As the particle is identified and studied more completely, the physics models will have to be updated (also read Question 9).

In the meantime, the LHC will continue its scientific programme of which the Higgs is only one item. By exploring the world of infinitely small particles, physicists hope to provide answers to the origin and fate of our universe. What happened just after the Big Bang? Why did matter dominate over anti-matter when, in laboratory settings, they are created in equal amounts? Finding out what dark matter is made of is certainly high on the LHC agenda, even if popular models such as supersymmetry have not manifested themselves yet, despite all our attempts at unveiling them. What would you say if you found out we do not live in a four-dimensional world (three dimensions of space and one of time), but rather one containing extra hidden dimensions? There are enough strange, puzzling questions and even stranger possible answers to blow your mind!

In particle physics as in other research fields, scientists will continue to study how the Universe works. With the Higgs, the Universe has disclosed just one of its numerous mysteries.  

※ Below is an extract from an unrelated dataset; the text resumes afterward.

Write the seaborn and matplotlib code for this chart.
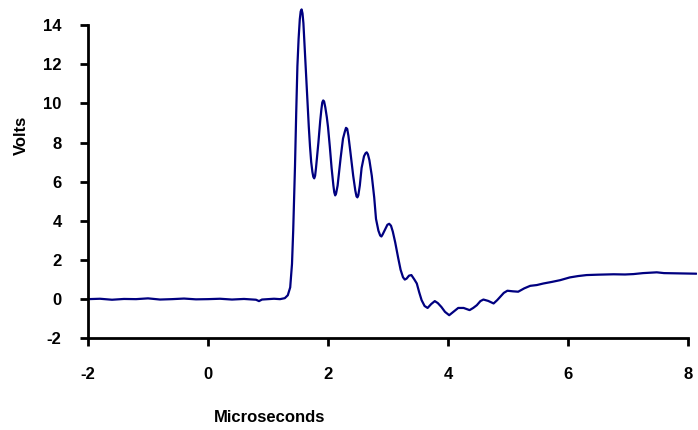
import numpy as np
import matplotlib
matplotlib.use("Agg")
import matplotlib.pyplot as plt
import seaborn as sns

# signal (time in microseconds, amplitude in volts)
time_us = [
    -2.0, -1.8, -1.6, -1.4, -1.2, -1.0, -0.8, -0.6, -0.4, -0.2,
    0.0, 0.2, 0.4, 0.6, 0.8, 0.85, 0.9, 1.0, 1.1, 1.2, 1.28,
    1.33, 1.37, 1.40, 1.42, 1.45, 1.47, 1.49, 1.51, 1.53, 1.545,
    1.56, 1.575, 1.59, 1.61, 1.63, 1.655, 1.68, 1.70, 1.72, 1.74,
    1.755, 1.77, 1.785, 1.80, 1.84, 1.87, 1.89, 1.905, 1.92, 1.935,
    1.955, 1.98, 2.00, 2.03, 2.06, 2.09, 2.105, 2.12, 2.135, 2.16,
    2.21, 2.25, 2.28, 2.30, 2.32, 2.34, 2.37, 2.42, 2.455, 2.475,
    2.49, 2.505, 2.53, 2.56, 2.60, 2.625, 2.645, 2.665, 2.69, 2.73,
    2.77, 2.80, 2.84, 2.87, 2.89, 2.91, 2.95, 2.99, 3.02, 3.05,
    3.08, 3.12, 3.17, 3.21, 3.25, 3.28, 3.31, 3.35, 3.39, 3.44,
    3.48, 3.52, 3.56, 3.61, 3.66, 3.72, 3.78, 3.83, 3.89, 3.95,
    4.02, 4.09, 4.17, 4.26, 4.36, 4.42, 4.48, 4.54, 4.59, 4.67,
    4.76, 4.82, 4.87, 4.93, 4.99, 5.08, 5.17, 5.27, 5.37, 5.48,
    5.59, 5.73, 5.87, 6.03, 6.17, 6.31, 6.50, 6.76, 6.95, 7.09,
    7.25, 7.48, 7.60, 7.76, 7.95, 8.14,
]
volts = [
    0.0, 0.02, -0.03, 0.01, 0.0, 0.04, -0.02, 0.0, 0.03, -0.01,
    0.0, 0.02, -0.02, 0.01, -0.03, -0.1, -0.02, 0.0, 0.02, 0.0, 0.05,
    0.2, 0.6, 1.8, 3.5, 6.8, 9.5, 11.9, 13.3, 14.3, 14.7,
    14.8, 14.6, 14.1, 12.9, 11.6, 10.2, 8.8, 7.8, 7.0, 6.5,
    6.25, 6.17, 6.3, 6.7, 8.0, 9.1, 9.7, 10.05, 10.15, 10.1,
    9.8, 9.3, 8.8, 7.8, 6.7, 5.8, 5.45, 5.3, 5.4, 5.8,
    7.2, 8.2, 8.55, 8.75, 8.7, 8.35, 7.6, 6.3, 5.55, 5.25,
    5.2, 5.3, 5.8, 6.7, 7.3, 7.45, 7.5, 7.4, 7.1, 6.3,
    5.2, 4.1, 3.5, 3.25, 3.2, 3.3, 3.55, 3.8, 3.85, 3.75,
    3.45, 2.9, 2.1, 1.5, 1.12, 1.0, 1.05, 1.2, 1.23, 1.0,
    0.8, 0.35, -0.05, -0.35, -0.45, -0.25, -0.1, -0.2, -0.4, -0.65,
    -0.82, -0.65, -0.45, -0.45, -0.56, -0.45, -0.31, -0.1, -0.02, -0.09,
    -0.22, -0.05, 0.12, 0.32, 0.43, 0.4, 0.38, 0.55, 0.68, 0.72,
    0.8, 0.88, 0.97, 1.11, 1.18, 1.23, 1.25, 1.27, 1.26, 1.28,
    1.33, 1.37, 1.33, 1.32, 1.31, 1.3,
]
x_ticks = [-2, 0, 2, 4, 6, 8]
y_ticks = [-2, 0, 2, 4, 6, 8, 10, 12, 14]

sns.set_style("ticks")
plt.rcParams["font.family"] = ["Liberation Sans", "DejaVu Sans"]
plt.rcParams["font.weight"] = "bold"
plt.rcParams["text.color"] = "black"
plt.rcParams["axes.labelcolor"] = "black"
plt.rcParams["xtick.color"] = "black"
plt.rcParams["ytick.color"] = "black"

fig = plt.figure(figsize=(6.98, 4.30), dpi=100)
ax = fig.add_axes([88 / 698, 1 - 338.3 / 430, 609 / 698, 332.8 / 430])

sns.lineplot(x=time_us, y=volts, ax=ax, color="#000080", linewidth=1.6)

ax.set_xlim(-2, 8.15)
ax.set_ylim(-2, 15)
ax.set_xticks(x_ticks)
ax.set_yticks(y_ticks)
ax.set_xticklabels([str(v) for v in x_ticks], fontsize=12, fontweight="bold")
ax.set_yticklabels([str(v) for v in y_ticks], fontsize=12, fontweight="bold")

sns.despine(ax=ax)
ax.spines["left"].set_bounds(-2, 14)
ax.spines["bottom"].set_bounds(-2, 8)
for side in ["left", "bottom"]:
    ax.spines[side].set_linewidth(2)
    ax.spines[side].set_color("black")
ax.tick_params(axis="both", direction="out", length=6, width=2,
               color="black", labelcolor="black")
ax.tick_params(axis="y", pad=13)
ax.tick_params(axis="x", pad=15)

ax.set_xlabel("Microseconds", fontsize=12, fontweight="bold", color="black")
ax.set_ylabel("Volts", fontsize=12, fontweight="bold", color="black")
ax.xaxis.label.set_va("center")
ax.yaxis.label.set_va("center")
ax.xaxis.set_label_coords((270 - 88) / 609, (338.3 - 417) / 332.8)
ax.yaxis.set_label_coords((21 - 88) / 609, (338.3 - 135) / 332.8)

fig.savefig("out.png", dpi=100)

  1. What is the impact of such a Higgs boson on the current description we use for the Universe?

The Higgs boson will complete our description of the visible matter in the Universe, and of the fundamental processes governing the Big Bang since it was a trillionth of a second old. The Higgs boson may have played a role in generating the matter in the Universe, and may be linked to dark matter. It may even provide a clue how the Universe inflated to its present size. On the other hand, the Higgs boson is a very different particle from the others we know, and poses almost as many questions as it answers. For example, what determines the mass of the Higgs boson and the density of dark energy? According to conventional ideas, both should be much larger than their observed values. The quest continues.